The fact that the attackers used mail as a vector reveals some of the limitations of anthrax as a weapon, however. Despite the ease with which anthrax bacteria can be obtained and grown, "weaponizing" the spores is much harder. Anthrax spores must be isolated, dried and milled into a fine powder — with particles measuring between one and five microns in diameter — for maximum effectiveness.

The final stage of making anthrax into an aerosol form requires special equipment and facilities to ensure uniformly sized particles with high concentrations of active spores. Some reports, however, suggest that a crude but effective facility for drying anthrax as a powder could be constructed from the same machinery used to make powdered milk. Keeping this final product from clumping together into particles larger than five microns requires additional processing.

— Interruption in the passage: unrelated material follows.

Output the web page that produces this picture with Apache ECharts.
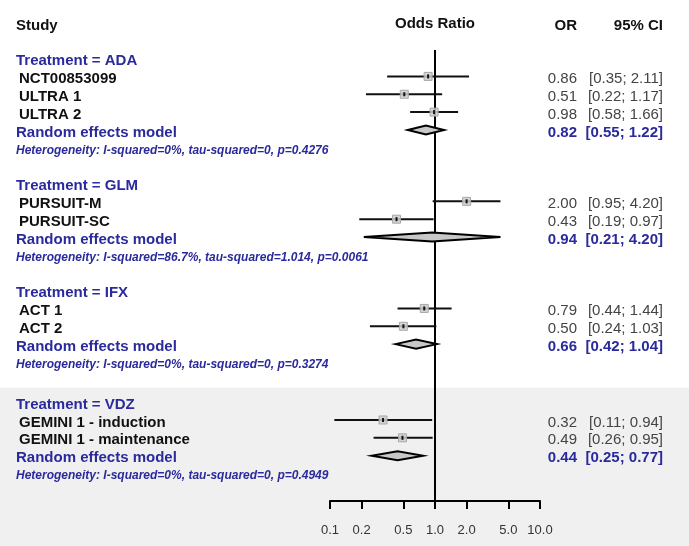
<!DOCTYPE html>
<html>
<head>
<meta charset="utf-8">
<script src="https://cdn.jsdelivr.net/npm/echarts@6/dist/echarts.min.js"></script>
<style>
  html, body { margin: 0; padding: 0; background: #fff; }
  #chart { width: 689px; height: 546px; }
</style>
</head>
<body>
<div id="chart"></div>
<script>
// study level data
const studies = ['NCT00853099', 'ULTRA 1', 'ULTRA 2', 'PURSUIT-M', 'PURSUIT-SC', 'ACT 1', 'ACT 2', 'GEMINI 1 - induction', 'GEMINI 1 - maintenance'];
const studyGroup = [0, 0, 0, 1, 1, 2, 2, 3, 3];
const studyOR = [0.86, 0.51, 0.98, 2.00, 0.43, 0.79, 0.50, 0.32, 0.49];
const studyLower = [0.35, 0.22, 0.58, 0.95, 0.19, 0.44, 0.24, 0.11, 0.26];
const studyUpper = [2.11, 1.17, 1.66, 4.20, 0.97, 1.44, 1.03, 0.94, 0.95];

// subgroup (random effects) data
const groups = ['ADA', 'GLM', 'IFX', 'VDZ'];
const groupOR = [0.82, 0.94, 0.66, 0.44];
const groupLower = [0.55, 0.21, 0.42, 0.25];
const groupUpper = [1.22, 4.20, 1.04, 0.77];
const heterogeneity = [
  'I-squared=0%, tau-squared=0, p=0.4276',
  'I-squared=86.7%, tau-squared=1.014, p=0.0061',
  'I-squared=0%, tau-squared=0, p=0.3274',
  'I-squared=0%, tau-squared=0, p=0.4949'
];

// x axis ticks
const tickValues = [0.1, 0.2, 0.5, 1, 2, 5, 10];
const tickLabels = ['0.1', '0.2', '0.5', '1.0', '2.0', '5.0', '10.0'];

const FONT = '"Liberation Sans", Arial, sans-serif';
const BLUE = '#2a2a9c';
const lg = Math.log10;

// row layout (one row per text line, blank row between subgroups)
let row = 0;
const studyRows = [];
const groupRows = [];
groups.forEach((g, gi) => {
  if (gi === 3) row += 0.25; // shaded band sits a bit lower
  const hdr = row;
  let r = row + 1;
  studyGroup.forEach((sg, si) => { if (sg === gi) studyRows[si] = r++; });
  groupRows.push({ hdr: hdr, re: r, het: r + 1 });
  row = r + 3;
});
const yMin = -0.48, yMax = 24.79;

const studyData = studies.map((s, i) => [lg(studyLower[i]), lg(studyUpper[i]), lg(studyOR[i]), studyRows[i]]);
const groupData = groups.map((g, i) => [lg(groupLower[i]), lg(groupUpper[i]), lg(groupOR[i]), groupRows[i].re]);

const chart = echarts.init(document.getElementById('chart'));

chart.setOption({
  animation: false,
  grid: { left: 330, width: 210, top: 50, bottom: 45 },
  xAxis: {
    type: 'value',
    min: -1,
    max: 1,
    splitLine: { show: false },
    axisLine: { onZero: false, lineStyle: { color: '#000', width: 2 } },
    axisTick: { show: true, customValues: tickValues.map(lg), length: 8, lineStyle: { color: '#000', width: 2 } },
    axisLabel: {
      customValues: tickValues.map(lg),
      margin: 23,
      color: '#333',
      fontSize: 13,
      fontFamily: FONT,
      formatter(v) {
        let k = 0;
        tickValues.forEach((t, i) => { if (Math.abs(lg(t) - v) < Math.abs(lg(tickValues[k]) - v)) k = i; });
        return tickLabels[k];
      }
    }
  },
  yAxis: { type: 'value', inverse: true, min: yMin, max: yMax, show: false },
  series: [
    {
      type: 'line',
      data: [[0, yMin], [0, yMax]],
      symbol: 'none',
      lineStyle: { color: '#000', width: 2 },
      silent: true,
      z: 1
    },
    {
      type: 'custom',
      data: studyData,
      encode: { x: [0, 1, 2], y: 3 },
      z: 3,
      renderItem(params, api) {
        const lo = api.coord([api.value(0), api.value(3)]);
        const hi = api.coord([api.value(1), api.value(3)]);
        const est = api.coord([api.value(2), api.value(3)]);
        return {
          type: 'group',
          children: [
            { type: 'line', shape: { x1: lo[0], y1: lo[1], x2: hi[0], y2: hi[1] }, style: { stroke: '#111', lineWidth: 2 } },
            { type: 'rect', shape: { x: est[0] - 4, y: est[1] - 4, width: 8, height: 8 }, style: { fill: 'rgba(205,205,205,0.85)', stroke: '#a8a8a8', lineWidth: 1 } },
            { type: 'rect', shape: { x: est[0] - 1, y: est[1] - 2, width: 2, height: 4 }, style: { fill: '#111' } }
          ]
        };
      }
    },
    {
      type: 'custom',
      data: groupData,
      encode: { x: [0, 1, 2], y: 3 },
      z: 3,
      renderItem(params, api) {
        const lo = api.coord([api.value(0), api.value(3)]);
        const hi = api.coord([api.value(1), api.value(3)]);
        const est = api.coord([api.value(2), api.value(3)]);
        const h = 4.5;
        return {
          type: 'polygon',
          shape: { points: [[lo[0], lo[1]], [est[0], est[1] - h], [hi[0], hi[1]], [est[0], est[1] + h]] },
          style: { fill: '#c8c8c8', stroke: '#000', lineWidth: 2 }
        };
      }
    }
  ]
});

// text columns, placed on the same row scale
const py = r => chart.convertToPixel({ yAxisIndex: 0 }, r) + 2.5;
const txt = (text, x, y, opt) => ({
  type: 'text', x: x, y: y, z: 100, silent: true,
  style: Object.assign({
    text: text, fill: '#111', align: 'left', verticalAlign: 'middle',
    font: 'bold 15px ' + FONT
  }, opt || {})
});
const fmt = v => v.toFixed(2);
const ci = (a, b) => '[' + fmt(a) + '; ' + fmt(b) + ']';

const els = [];
const bandY = chart.convertToPixel({ yAxisIndex: 0 }, groupRows[3].hdr - 0.8);
els.push({ type: 'rect', z: -10, silent: true, shape: { x: 0, y: bandY, width: 689, height: 546 - bandY }, style: { fill: '#f0f0f0' } });

els.push(txt('Study', 16, 26));
els.push(txt('Odds Ratio', 435, 24, { align: 'center' }));
els.push(txt('OR', 577, 26, { align: 'right' }));
els.push(txt('95% CI', 663, 26, { align: 'right' }));

groups.forEach((g, gi) => {
  const gr = groupRows[gi];
  els.push(txt('Treatment = ' + g, 16, py(gr.hdr), { fill: BLUE }));
  els.push(txt('Random effects model', 16, py(gr.re), { fill: BLUE }));
  els.push(txt('Heterogeneity: ' + heterogeneity[gi], 16, py(gr.het), { fill: BLUE, font: 'italic bold 12px ' + FONT }));
  els.push(txt(fmt(groupOR[gi]), 577, py(gr.re), { fill: BLUE, align: 'right', font: 'bold 15px ' + FONT }));
  els.push(txt(ci(groupLower[gi], groupUpper[gi]), 663, py(gr.re), { fill: BLUE, align: 'right', font: 'bold 15px ' + FONT }));
});

studies.forEach((s, i) => {
  els.push(txt(s, 19, py(studyRows[i])));
  els.push(txt(fmt(studyOR[i]), 577, py(studyRows[i]), { fill: '#444', align: 'right', font: '15px ' + FONT }));
  els.push(txt(ci(studyLower[i], studyUpper[i]), 663, py(studyRows[i]), { fill: '#444', align: 'right', font: '15px ' + FONT }));
});

chart.setOption({ graphic: { elements: els } });
</script>
</body>
</html>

The complexity of these final steps has kept many nations from producing weapons-quality anthrax for aerial distribution. Even Iraq, which conducted substantial biological research, prepared anthrax as a liquid, seriously reducing the potential efficacy of any attack. The Japanese cult Aum Shinrikyo tried several times to release anthrax and other biological agents in Tokyo between 1990 and 1995, all unsuccessfully.

The relatively refined sample sent to the office of Senate Majority Leader Tom Daschle did not necessarily meet the milling specifications for weapons-grade anthrax, according to Army researchers.

Delivering anthrax by mail suggests that the group or groups responsible have not yet produced sufficient quantities of anthrax or acquired the appropriate delivery method for a larger strike. Instead, by targeting the media and government officials, they have gained maximum effect with minimum effort. A few mailed letters have resulted in several thousand false alarms and hoaxes — tying up police, fire, medical and hazmat teams, stirring panic among the populace, interfering with mail delivery and worrying politicians and the military.

There may be another reason for sending anthrax through the mail rather than releasing large quantities of spores over a major city. If the attacks were the work of a group related to Osama bin Laden's al Qaeda, hitting discrete targets may be the result of political constraints. Bin Laden, the target of a weeks-long bombing campaign on Afghanistan, sees his main chance for salvation in undermining the U.S. coalition. To do so, however, he must engender the sympathies of Arab and Muslim nations.

The attack on the World Trade Center, which killed more than 5,000 people, was seen by much of the Islamic community as being over the top, resulting in too many civilian casualties to be justified even by Washington's international policy or Israel's killings of Palestinians. In fact, Tahirul Qadri of Pakistan, a prominent Muslim cleric, publicly denounced bin Laden and his Taliban protectors, saying the destruction of the World Trade Center was "no jihad" and that those responsible for the Sept. 11 attacks "put the lives of millions of Muslims across the world at risk," UPI reported Oct. 17.

Large-scale anthrax attacks on the United States would only serve to further weaken bin Laden's position among Muslim nations. Even Libyan leader Moammar Gadhafi has condemned anthrax attacks, calling anthrax a "weapon of mass destruction," according to Reuters.

Political leaders and their mouthpieces in the media, however, could be considered more legitimate military targets. This would allow a continuation of the terror war in America without driving Islamic nations closer to the United States. Given these political restraints and the technical difficulties of deploying anthrax, a widespread anthrax attack on a major metropolitan area remains unlikely. For the average American, the chances of getting anthrax remain extremely low.

For the government and the media, targeted use of biological and chemical agents remains a threat. Considering the increased attention and security being paid to mail and anthrax at this time, however, the next terrorist strike in the United States will likely come from another quarter, keeping Washington off-balance and disrupting the ability of the United States to get back to normal soon.